Financial services benefited from improved fiscal operations, rising transaction volumes and renewed banking-sector confidence. ICT growth reflects rapid digitalisation, e-commerce expansion and enterprise technology adoption.
Construction and real estate also posted gains, supported by public-sector projects and private-sector urban investment. Agriculture showed modest improvement but continues to face insecurity, logistical bottlenecks, weak purchasing power and limited mechanisation.
The road ahead
A shift from recovery to full expansion will require stronger job creation, sustained private investment and clear improvements in household welfare. Manufacturing remains weak, credit conditions are tight and heavy dependence on imported inputs leaves firms exposed to FX volatility. Trade’s slow revival underscores how fragile consumer demand remains. Education and health critical for productivity, continue to be underfunded.

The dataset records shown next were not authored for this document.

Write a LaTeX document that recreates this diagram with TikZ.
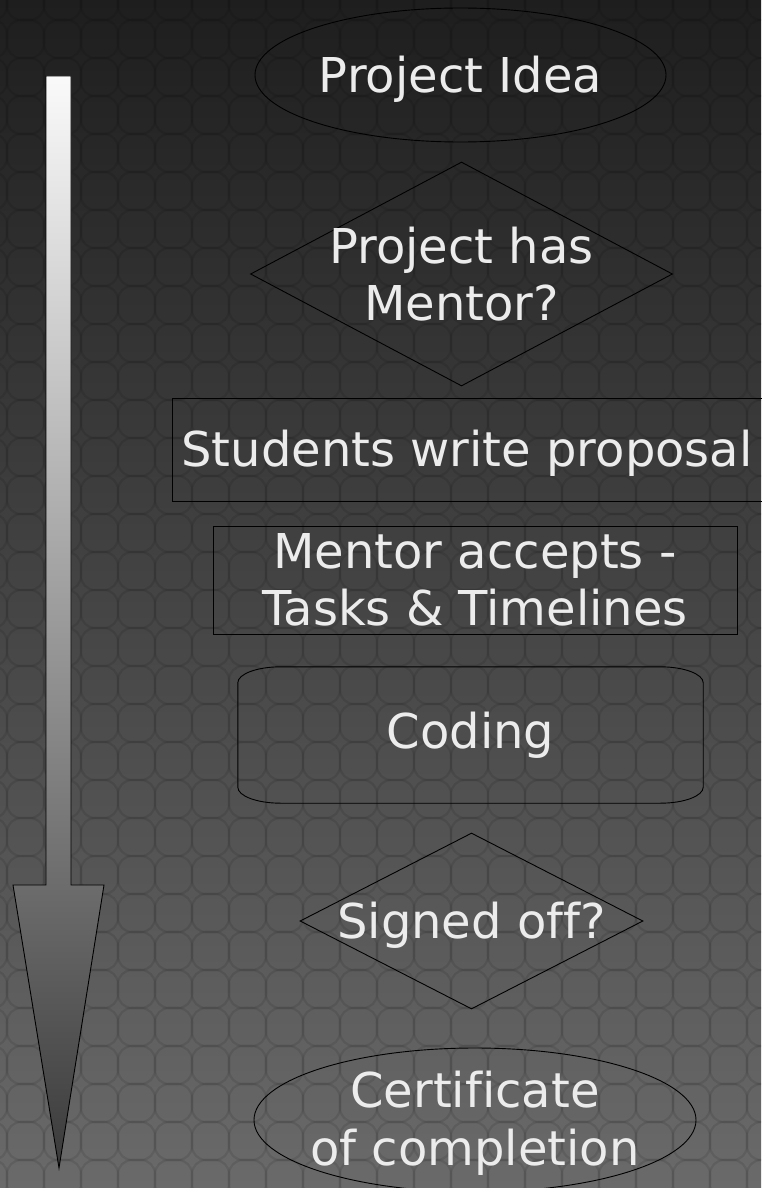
\documentclass[tikz,border=0pt]{standalone}
\usepackage{fontspec}
\setmainfont{DejaVu Sans}[Ligatures=NoCommon]
\usetikzlibrary{shapes.geometric}
\definecolor{bgtop}{HTML}{1E1E1E}
\definecolor{bgbottom}{HTML}{6A6A6A}
\definecolor{labelgray}{HTML}{ECECEC}
\begin{document}
\begin{tikzpicture}[x=1pt, y=-1pt,
  every node/.style={text=labelgray, font=\fontsize{48}{57.6}\selectfont, align=center},
  tile/.style={draw=black, opacity=.09, line width=2.2pt, rounded corners=14pt},
  outline/.style={draw=black, line width=.9pt},
  terminal/.style={outline, ellipse, inner xsep=-150pt, inner ysep=-60pt},
  decision/.style={outline, diamond, inner xsep=-150pt, inner ysep=-60pt},
  process/.style={outline, rectangle, inner sep=0pt},
  lower/.style={text height=44.5pt}]
  % background with tiles
  \useasboundingbox (0,0) rectangle (761,1188);
  \shade [top color=bgtop, bottom color=bgbottom] (0,0) rectangle (761,1188);
  \begin{scope}
    \clip (0,0) rectangle (761,1188);
    \foreach \i in {-1,...,20}
      \foreach \j in {-1,...,31}
        \draw [tile] ({7+37*\i},{20+38*\j}) rectangle ++(37,38);
  \end{scope}
  % timeline arrow
  \draw [outline, top color=white!98!black, bottom color=black!77]
    (46,76) -- (71,76) -- (71,885) -- (104,885) -- (59,1168) -- (13,885) -- (46,885) -- cycle;
  % steps
  \node [terminal, lower, minimum width=411pt, minimum height=134pt] (idea) at (460.5,75) {Project Idea};
  \node [decision, minimum width=422pt, minimum height=224pt] (hasmentor) at (461.5,274) {Project has\\Mentor?};
  \node [process, lower, minimum width=590pt, minimum height=103pt] (proposal) at (467,449.5) {Students write proposal};
  \node [process, minimum width=524pt, minimum height=108pt] (accepts) at (475,580) {Mentor accepts -\\Tasks \& Timelines};
  \node [minimum width=465pt, minimum height=136pt, inner sep=0pt] (coding) at (470.5,735) {Coding};
  \draw [outline] ([xshift=43pt]coding.north west) -- ([xshift=-43pt]coding.north east)
    arc [start angle=90, end angle=0, x radius=43pt, y radius=16pt] -- ([yshift=16pt]coding.south east)
    arc [start angle=0, end angle=-90, x radius=43pt, y radius=16pt] -- ([xshift=43pt]coding.south west)
    arc [start angle=270, end angle=180, x radius=43pt, y radius=16pt] -- ([yshift=-16pt]coding.north west)
    arc [start angle=180, end angle=90, x radius=43pt, y radius=16pt] -- cycle;
  \node [decision, lower, minimum width=343pt, minimum height=176pt] (signoff) at (471.5,921) {Signed off?};
  \node [terminal, text depth=3pt, minimum width=442pt, minimum height=144pt] (certificate) at (475,1120) {Certificate\\of completion};
\end{tikzpicture}
\end{document}
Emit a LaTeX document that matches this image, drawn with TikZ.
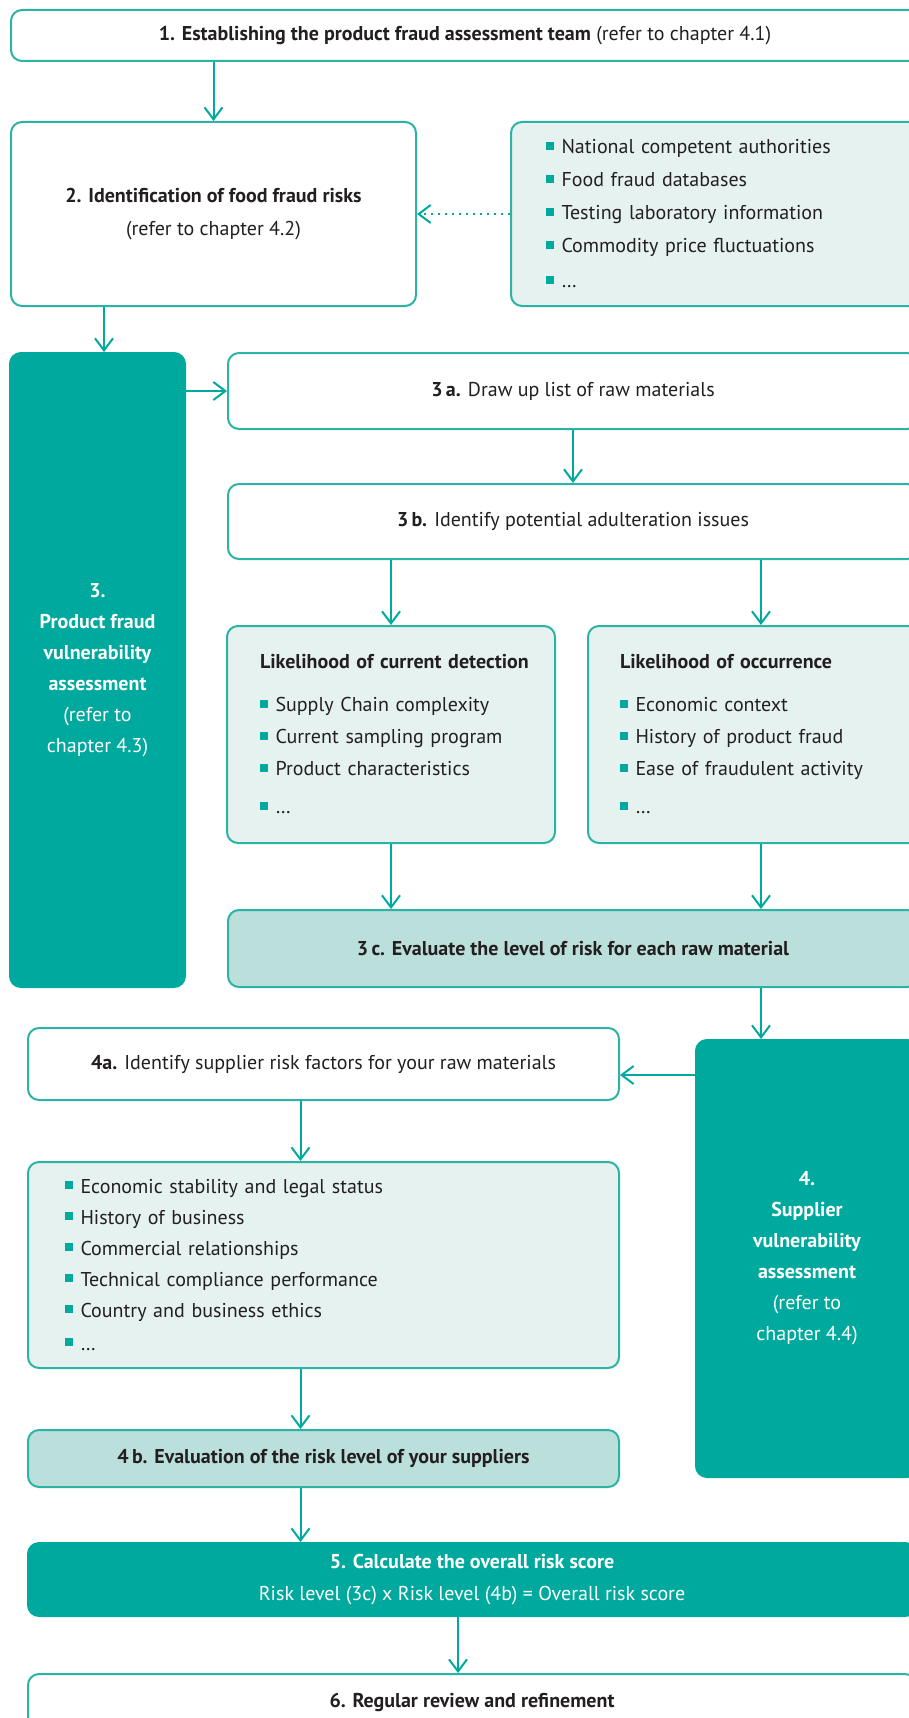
\documentclass[tikz,border=0pt]{standalone}
\usepackage{fontspec}
\setmainfont{PT Sans}
\usetikzlibrary{arrows.meta}
\definecolor{fTeal}{HTML}{00A99D}
\definecolor{fLine}{HTML}{2BB3A6}
\definecolor{fPale}{HTML}{E6F2EF}
\definecolor{fMid}{HTML}{BBDFDA}
\definecolor{fInk}{HTML}{231F20}
\newcommand{\sqbul}{\textcolor{fTeal}{\rule[4pt]{7.5pt}{8pt}}\hspace{8pt}}

\begin{document}
\begin{tikzpicture}[x=1pt, y=-1pt, line width=2pt,
    every node/.style={font=\fontsize{20}{32}\selectfont, text=fInk},
    stepbox/.style={draw=fLine, fill=white, rounded corners=11pt, inner sep=0pt},
    listbox/.style={stepbox, fill=fPale, align=left},
    evalbox/.style={stepbox, fill=fMid},
    phasebox/.style={draw=fTeal, fill=fTeal, rounded corners=11pt, inner sep=0pt, text=white, align=center},
    flow/.style={draw=fTeal, -{Straight Barb[length=12pt, width=18pt]}},
  ]
  \path[use as bounding box, fill=white] (0,0) rectangle (909,1718);
  \clip (0,0) rectangle (909,1718);

  % steps 1 and 2, with the sources
  \node[stepbox, minimum width=908pt, minimum height=51pt] (s1) at (465,35.5)
    {\textbf{1. Establishing the product fraud assessment team} (refer to chapter 4.1)};
  \node[stepbox, align=center, minimum width=405pt, minimum height=184pt,
    font=\fontsize{20}{33}\selectfont] (s2) at (213.5,214)
    {\textbf{2. Identification of food fraud risks}\\ (refer to chapter 4.2)};
  \node[listbox, anchor=west, minimum width=420pt, minimum height=184pt, text width=350pt,
    inner xsep=35pt, font=\fontsize{20}{33}\selectfont] (src) at (510,214)
    {\sqbul National competent authorities\\ \sqbul Food fraud databases\\
     \sqbul Testing laboratory information\\ \sqbul Commodity price fluctuations\\[2pt]
     \sqbul\ldots};

  % step 3
  \node[phasebox, minimum width=175pt, minimum height=634pt, font=\fontsize{20}{31}\selectfont]
    (s3) at (97.5,670)
    {\textbf{3.}\\ \textbf{Product fraud}\\ \textbf{vulnerability}\\ \textbf{assessment}\\
     (refer to\\ chapter 4.3)};
  \node[stepbox, minimum width=690pt, minimum height=76pt] (s3a) at (573,391)
    {\textbf{3\,a.} Draw up list of raw materials};
  \node[stepbox, minimum width=690pt, minimum height=75pt] (s3b) at (573,521.5)
    {\textbf{3\,b.} Identify potential adulteration issues};
  \node[listbox, minimum width=328pt, minimum height=217pt, text width=262pt, inner xsep=33pt]
    (det) at (391,734.5)
    {\textbf{\mbox{Likelihood of current detection}}\\[11pt]
     \sqbul Supply Chain complexity\\ \sqbul Current sampling program\\
     \sqbul Product characteristics\\[6pt] \sqbul\ldots};
  \node[listbox, minimum width=346pt, minimum height=217pt, text width=282pt, inner xsep=32pt]
    (occ) at (761,734.5)
    {\textbf{\mbox{Likelihood of occurrence}}\\[11pt]
     \sqbul Economic context\\ \sqbul History of product fraud\\
     \sqbul Ease of fraudulent activity\\[6pt] \sqbul\ldots};
  \node[evalbox, minimum width=690pt, minimum height=77pt] (s3c) at (573,948.5)
    {\textbf{3\,c. Evaluate the level of risk for each raw material}};

  % step 4
  \node[phasebox, minimum width=222pt, minimum height=437pt, font=\fontsize{20}{31}\selectfont]
    (s4) at (807,1258.5)
    {\textbf{4.}\\ \textbf{Supplier}\\ \textbf{vulnerability}\\ \textbf{assessment}\\
     (refer to\\ chapter 4.4)};
  \node[stepbox, minimum width=591pt, minimum height=72pt] (s4a) at (323.5,1064)
    {\textbf{4a.} Identify supplier risk factors for your raw materials};
  \node[listbox, minimum width=591pt, minimum height=206pt, text width=517pt, inner xsep=37pt,
    font=\fontsize{20}{31}\selectfont] (sup) at (323.5,1265)
    {\sqbul Economic stability and legal status\\ \sqbul History of business\\
     \sqbul Commercial relationships\\ \sqbul Technical compliance performance\\
     \sqbul Country and business ethics\\[2pt] \sqbul\ldots};
  \node[evalbox, minimum width=591pt, minimum height=57pt] (s4b) at (323.5,1458.5)
    {\textbf{4\,b. Evaluation of the risk level of your suppliers}};

  % steps 5 and 6
  \node[phasebox, minimum width=888pt, minimum height=73pt] (s5) at (472,1579.5)
    {\textbf{5. Calculate the overall risk score}\\ Risk level (3c) x Risk level (4b) = Overall risk score};
  \node[stepbox, minimum width=888pt, minimum height=56pt] (s6) at (472,1702)
    {\textbf{6. Regular review and refinement}};

  % connectors
  \draw[flow] (s1.south -| s2.north) -- (s2.north);
  \draw[flow, dash pattern=on 2pt off 5pt] (src.west) -- (s2.east);
  \draw[flow] ([xshift=6.5pt]s3.north |- s2.south) -- ([xshift=6.5pt]s3.north);
  \draw[flow] (s3.east |- s3a.west) -- (s3a.west);
  \draw[flow] (s3a) -- (s3b);
  \draw[flow] (s3b.south -| det.north) -- (det.north);
  \draw[flow] (s3b.south -| occ.north) -- (occ.north);
  \draw[flow] (det.south) -- (det.south |- s3c.north);
  \draw[flow] (occ.south) -- (occ.south |- s3c.north);
  \draw[flow] (s3c.south -| occ.south) -- (occ.south |- s4.north);
  \draw[flow] ([yshift=-11pt]s4a.east -| s4.west) -- ([yshift=-11pt]s4a.east);
  \draw[flow] ([xshift=-23pt]s4a.south) -- ([xshift=-23pt]sup.north);
  \draw[flow] ([xshift=-23pt]sup.south) -- ([xshift=-23pt]s4b.north);
  \draw[flow] ([xshift=-23pt]s4b.south) -- ([xshift=-23pt]s4b.south |- s5.north);
  \draw[flow] ([xshift=-14pt]s5.south) -- ([xshift=-14pt]s6.north);
\end{tikzpicture}
\end{document}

Yusuf summarised the balance: “The economy is consolidating on a recovery path, but achieving stronger and more inclusive growth will require targeted interventions to address structural bottlenecks, strengthen agriculture, and restore manufacturing competitiveness.”
Whether Nigeria moves beyond recovery will depend on the pace of structural reforms, the management of the cost-of-living crisis and the ability of policymakers to channel capital into productive sectors rather than allowing momentum to concentrate in finance and services.
For now, the Q3 numbers indicate real progress. But they also reveal the limits of the rebound and the distance Nigeria must still travel before the recovery becomes a genuinely transformative expansion.